When Alex Sangha started his South Asian LGBT group Sher Vancouver in 2008, the president of a Sikh temple told him there weren’t any gay Sikhs. Furthermore, a South Asian radio station took a poll and found that 85 percent of listeners said they would not support gay Sikh group.
Fast forward to 2014 when Sangha received a call from the same Sikh temple, when they sought to work together with Sangha’s group to fight suicide ideation, fight HIV and STIs, and depression, to improve the health and well-being of their community.
Sangha told the Georgia Straight by phone that his group has grown from only 15 members at the outset to its current 600-person membership.

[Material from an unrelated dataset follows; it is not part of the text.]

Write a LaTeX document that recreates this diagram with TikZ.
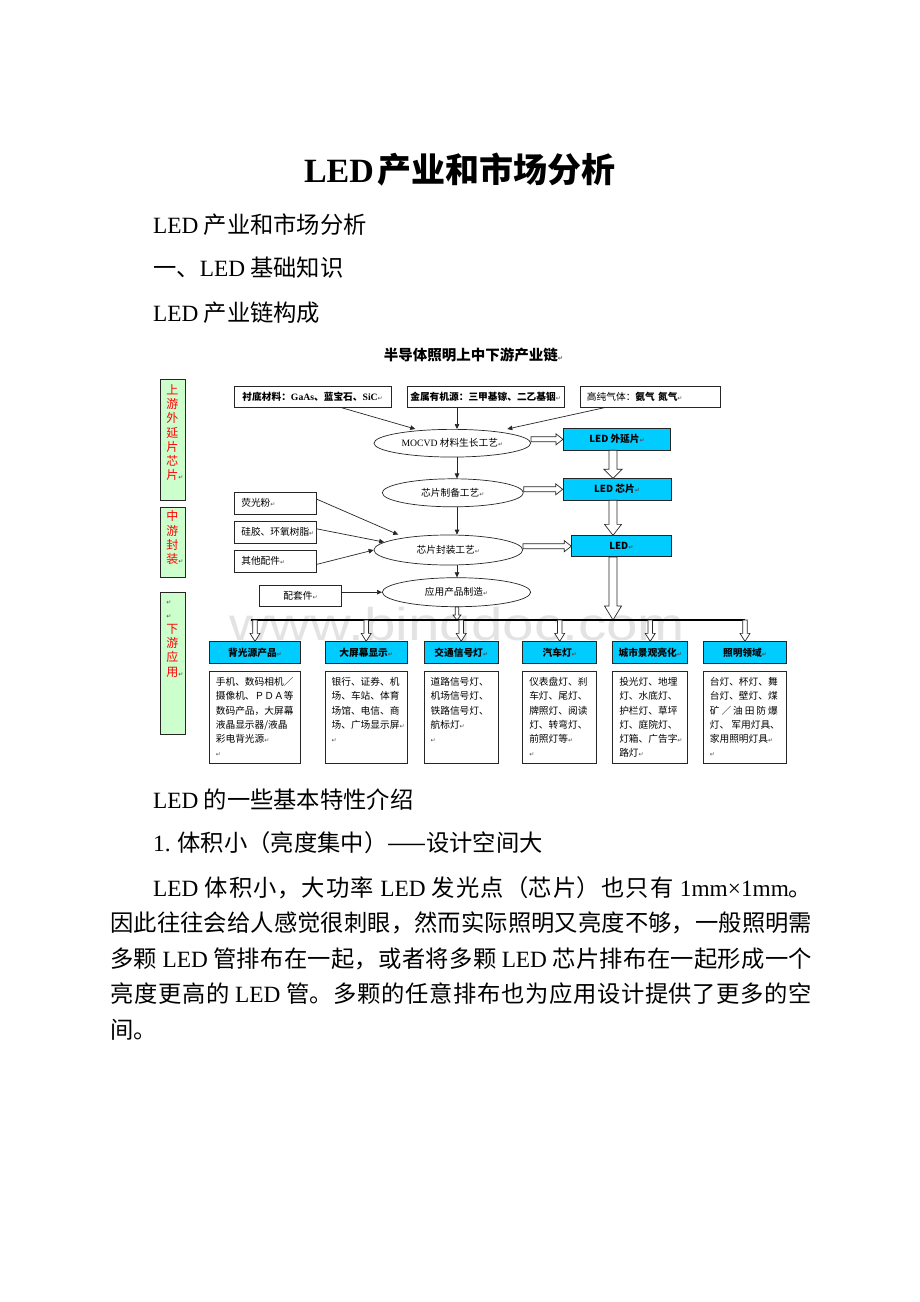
\documentclass[tikz,border=0pt]{standalone}
\usepackage{fontspec}
\usepackage{graphicx}
\setmainfont{Noto Sans CJK SC}
\newfontfamily\latfont{Liberation Serif}
\newfontfamily\markfont{DejaVu Sans}
\newfontfamily\wmfont{Liberation Sans}
\usetikzlibrary{positioning,calc,shapes.geometric,arrows.meta}
\definecolor{ledcyan}{HTML}{00CCFF}
\definecolor{palegreen}{HTML}{CCFFCC}
\XeTeXlinebreakskip=0pt plus 4pt
\newcommand{\pmark}{{\markfont\fontsize{6}{6}\selectfont\color{black!70}↵}}
% hollow arrow pointing down, from #1 to #2 (shaft half width, head half width, head length)
\newcommand{\vblock}[5]{\draw [block] let \p1 = (#1), \p2 = (#2) in
  (\x1-#3,\y1) -- (\x1-#3,\y2+#5) -- (\x1-#4,\y2+#5) -- (\x1,\y2)
  -- (\x1+#4,\y2+#5) -- (\x1+#3,\y2+#5) -- (\x1+#3,\y1) -- cycle;}
% hollow arrow pointing right, at the height of #2
\newcommand{\hblock}[2]{\draw [block] let \p1 = (#1), \p2 = (#2) in
  (\x1,\y2+2.5pt) -- (\x2-7pt,\y2+2.5pt) -- (\x2-7pt,\y2+5.5pt) -- (\x2,\y2)
  -- (\x2-7pt,\y2-5.5pt) -- (\x2-7pt,\y2-2.5pt) -- (\x1,\y2-2.5pt) -- cycle;}

\begin{document}
\begin{tikzpicture} [x=1pt, y=-1pt, node distance=7pt,
    box/.style={draw=black!85, fill=white, line width=0.7pt, inner sep=2pt,
      font=\fontsize{9.7}{12}\selectfont},
    leftbox/.style={box, inner xsep=7pt, align=left},
    cyanbox/.style={box, fill=ledcyan, font=\fontsize{9.7}{12}\selectfont\bfseries},
    sidebox/.style={draw=black!85, fill=palegreen, line width=0.7pt, inner sep=0pt,
      minimum width=25.3pt},
    sidetext/.style={align=left, inner sep=0pt, text=red,
      font=\fontsize{12}{14.3}\selectfont},
    boxtext/.style={align=left, inner sep=0pt, font=\fontsize{9.7}{14.2}\selectfont},
    proc/.style={ellipse, draw=black!85, fill=white, line width=0.7pt, inner sep=0pt,
      font=\fontsize{9.7}{12}\selectfont},
    link/.style={draw=black!85, line width=0.7pt, -{Triangle[length=5pt,width=4.5pt]}},
    block/.style={draw=black!85, fill=white, line width=0.7pt},
    body/.style={anchor=west, inner sep=0pt, font=\fontsize{23.3}{28}\selectfont}]
    \fill [white] (0,0) rectangle (920,1302);
    \useasboundingbox (0,0) rectangle (920,1302);
    % page text
    \node [font=\fontsize{34}{40}\selectfont\bfseries] (title) at (460,170)
      {{\latfont LED}\hspace{4pt}产业和市场分析};
    \node [body] (l1) at (153,225) {{\latfont LED} 产业和市场分析};
    \node [body] (l2) at (153,268) {一、{\latfont LED} 基础知识};
    \node [body] (l3) at (153,313) {{\latfont LED} 产业链构成};
    \node [body] (l4) at (153,800) {{\latfont LED} 的一些基本特性介绍};
    \node [body] (l5) at (153,843) {{\latfont 1.} 体积小（亮度集中）——设计空间大};
    \node [body, text width=702pt, align=justify, font=\fontsize{23.3}{35.5}\selectfont]
      (para) at (110,958)
      {\XeTeXlinebreaklocale "zh"\hspace*{43pt}{\latfont LED} 体积小，大功率 {\latfont LED} 发光点（芯片）也只有 {\latfont 1mm×1mm}。\linebreak
       因此往往会给人感觉很刺眼，然而实际照明又亮度不够，一般照明需\linebreak
       多颗 {\latfont LED} 管排布在一起，或者将多颗 {\latfont LED} 芯片排布在一起形成一个\linebreak
       亮度更高的 {\latfont LED} 管。多颗的任意排布也为应用设计提供了更多的空\linebreak
       间。};
    % watermark
    \node [text=black!11, font=\wmfont\fontsize{46}{46}\selectfont, anchor=base, inner sep=0pt]
      (wmark) at (457,640) {\scalebox{1.23}[1]{www.bingdoc.com}};
    % diagram title
    \node [font=\fontsize{14.5}{16}\selectfont\bfseries] (chain) at (473.5,355)
      {半导体照明上中下游产业链\pmark};
    % side labels
    \node [sidebox, minimum height=120.7pt] (up) at (172.7,439.7) {};
    \node [sidebox, minimum height=70.7pt] (mid) at (172.7,542.4) {};
    \node [sidebox, minimum height=142pt] (down) at (172.7,663) {};
    \node [sidetext, below right = 5pt and 6.5pt of up.north west] (uptext)
      {上\\游\\外\\延\\片\\芯\\片\pmark};
    \node [sidetext, below right = 4pt and 6.5pt of mid.north west] (midtext)
      {中\\游\\封\\装\pmark};
    \node [sidetext, below right = 9pt and 6.5pt of down.north west] (downtext)
      {\pmark\\\pmark\\下\\游\\应\\用\pmark};
    % raw materials
    \node [box, minimum width=156.7pt, minimum height=21.3pt] (sub) at (312.6,396.7)
      {\textbf{衬底材料：{\latfont GaAs}、蓝宝石、{\latfont SiC}}\pmark};
    \node [box, minimum width=156.7pt, minimum height=21.3pt] (mo) at (485.6,396.7)
      {\textbf{金属有机源：三甲基镓、二乙基铟}\pmark};
    \node [leftbox, text width=126.7pt, minimum height=21.3pt] (gas) at (650.3,396.7)
      {高纯气体：\textbf{氨气 氮气}\pmark};
    % process steps
    \node [proc, minimum width=156.7pt, minimum height=27.7pt] (mocvd) at (452.3,443.2)
      {{\latfont MOCVD} 材料生长工艺\pmark};
    \node [proc, minimum width=141pt, minimum height=28pt] (chipproc) at (452.8,492.8)
      {芯片制备工艺\pmark};
    \node [proc, minimum width=148.7pt, minimum height=30pt] (pack) at (448.3,550)
      {芯片封装工艺\pmark};
    \node [proc, minimum width=148.3pt, minimum height=29pt] (app) at (456.5,592.2)
      {应用产品制造\pmark};
    % products
    \node [cyanbox, minimum width=107.4pt, minimum height=21.3pt] (epi) at (617,439.3)
      {LED 外延片\pmark};
    \node [cyanbox, minimum width=108pt, minimum height=21.3pt] (chip) at (617,489.3)
      {LED 芯片\pmark};
    \node [cyanbox, minimum width=99.3pt, minimum height=21pt] (led) at (621.3,546.2)
      {LED\pmark};
    % packaging materials
    \node [leftbox, text width=68.4pt, minimum height=21.3pt] (phos) at (275.5,503.3)
      {荧光粉\pmark};
    \node [leftbox, text width=68.4pt, minimum height=21.3pt, below = of phos] (glue)
      {\mbox{硅胶、环氧树脂\pmark}};
    \node [leftbox, text width=68.4pt, minimum height=21.3pt, below = of glue] (parts)
      {其他配件\pmark};
    \node [box, minimum width=82.4pt, minimum height=21.7pt] (kit) at (300.5,595.8)
      {配套件\pmark};
    % applications
    \node [cyanbox, minimum width=91.4pt, minimum height=21.6pt] (b1) at (255,652.5)
      {背光源产品\pmark};
    \node [cyanbox, minimum width=82.3pt, minimum height=21.6pt] (b2) at (366.2,652.5)
      {大屏幕显示\pmark};
    \node [cyanbox, minimum width=74.3pt, minimum height=21.6pt] (b3) at (461.2,652.5)
      {交通信号灯\pmark};
    \node [cyanbox, minimum width=74pt, minimum height=21.6pt] (b4) at (559.7,652.5)
      {汽车灯\pmark};
    \node [cyanbox, minimum width=75pt, minimum height=21.6pt] (b5) at (650.2,652.5)
      {城市景观亮化\pmark};
    \node [cyanbox, minimum width=83.4pt, minimum height=21.6pt] (b6) at (745,652.5)
      {照明领域\pmark};
    \node [box, minimum width=91.4pt, minimum height=92.7pt, below = of b1] (t1) {};
    \node [box, minimum width=82.3pt, minimum height=92.7pt, below = of b2] (t2) {};
    \node [box, minimum width=74.3pt, minimum height=92.7pt, below = of b3] (t3) {};
    \node [box, minimum width=74pt, minimum height=92.7pt, below = of b4] (t4) {};
    \node [box, minimum width=75pt, minimum height=92.7pt, below = of b5] (t5) {};
    \node [box, minimum width=83.4pt, minimum height=92.7pt, below = of b6] (t6) {};
    \node [boxtext, below right = 6.6pt and 6.7pt of t1.north west] (t1text)
      {手机、数码相机／\\摄像机、ＰＤＡ等\\数码产品，大屏幕\\液晶显示器/液晶\\彩电背光源\pmark\\\pmark};
    \node [boxtext, below right = 6.6pt and 6.7pt of t2.north west] (t2text)
      {银行、证券、机\\场、车站、体育\\场馆、电信、商\\场、广场显示屏\pmark\\\pmark};
    \node [boxtext, below right = 6.6pt and 6.7pt of t3.north west] (t3text)
      {道路信号灯、\\机场信号灯、\\铁路信号灯、\\航标灯\pmark\\\pmark};
    \node [boxtext, below right = 6.6pt and 6.7pt of t4.north west] (t4text)
      {仪表盘灯、刹\\车灯、尾灯、\\牌照灯、阅读\\灯、转弯灯、\\前照灯等\pmark\\\pmark};
    \node [boxtext, below right = 6.6pt and 6.7pt of t5.north west] (t5text)
      {投光灯、地埋\\灯、水底灯、\\护栏灯、草坪\\灯、庭院灯、\\灯箱、广告字\pmark\\路灯\pmark};
    \node [boxtext, below right = 6.6pt and 6.7pt of t6.north west] (t6text)
      {台灯、杯灯、舞\\台灯、壁灯、煤\\\makebox[68pt][s]{矿 ／ 油 田 防 爆}\\灯、\ 军用灯具、\\家用照明灯具\pmark\\\pmark};
    % guide lines
    \coordinate (axis) at (457,0);
    \coordinate (col) at (613,0);
    \coordinate (barL) at (251,620);
    \coordinate (barR) at (745,620);
    % draw edges
    \draw [link] ([xshift=29pt]sub.south) -- ([xshift=-37pt]mocvd.north);
    \draw [link] (mo.south -| axis) -- (mocvd.north -| axis);
    \draw [link] ([xshift=-46pt]gas.south) -- ([xshift=55pt]mocvd.north);
    \draw [link] (mocvd.south -| axis) -- (chipproc.north -| axis);
    \draw [link] (chipproc.south -| axis) -- (pack.north -| axis);
    \draw [link] (pack.south -| axis) -- (app.north -| axis);
    \draw [link] ([yshift=4pt]phos.east) -- ([xshift=-50pt]pack.north);
    \draw [link] ([yshift=3.4pt]glue.east) -- (pack.173);
    \draw [link] ([yshift=-3pt]parts.east) -- (pack.west);
    \draw [link] (kit.east |- app.west) -- (app.west);
    % hollow arrows
    \hblock{mocvd.east}{epi.west}
    \hblock{chipproc.east}{chip.west}
    \hblock{pack.east}{led.west}
    \vblock{epi.south -| col}{chip.north -| col}{4pt}{9pt}{9pt}
    \vblock{chip.south -| col}{led.north -| col}{4pt}{8.5pt}{11pt}
    \vblock{led.south -| col}{barL -| col}{4pt}{8.5pt}{14pt}
    \vblock{app.south -| axis}{barL -| axis}{1.8pt}{4pt}{5pt}
    % distribution bar
    \draw [line width=2.5pt] (barL) -- (barR);
    \vblock{b1.north |- barL}{b1.north}{2.3pt}{5pt}{8pt}
    \vblock{b2.north |- barL}{b2.north}{2.3pt}{5pt}{8pt}
    \vblock{b3.north |- barL}{b3.north}{2.3pt}{5pt}{8pt}
    \vblock{b4.north |- barL}{b4.north}{2.3pt}{5pt}{8pt}
    \vblock{b5.north |- barL}{b5.north}{2.3pt}{5pt}{8pt}
    \vblock{b6.north |- barL}{b6.north}{2.3pt}{5pt}{8pt}
  \end{tikzpicture}
\end{document}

He said he receives about 10 to 15 emails per week from people interested in being involved, and many people are still struggling with coming-out issues.
Reflecting Sher Vancouver’s rising profile, the Vancouver Pride Society named Sangha as one of this year’s Pride marshals at this year’s Pride Legacy Awards ceremony held on June 18.
“It’s a sign that the broader queer community is recognizing queer people of colour as well, as being important and also members of their community,” he said. “I think it demonstrates that we all belong to one family and we need to support each other in solidarity and strength, especially with what happened in Orlando where a lot of the people who were murdered were actually people of colour.”
He feels it’s important to stand up with other minorities.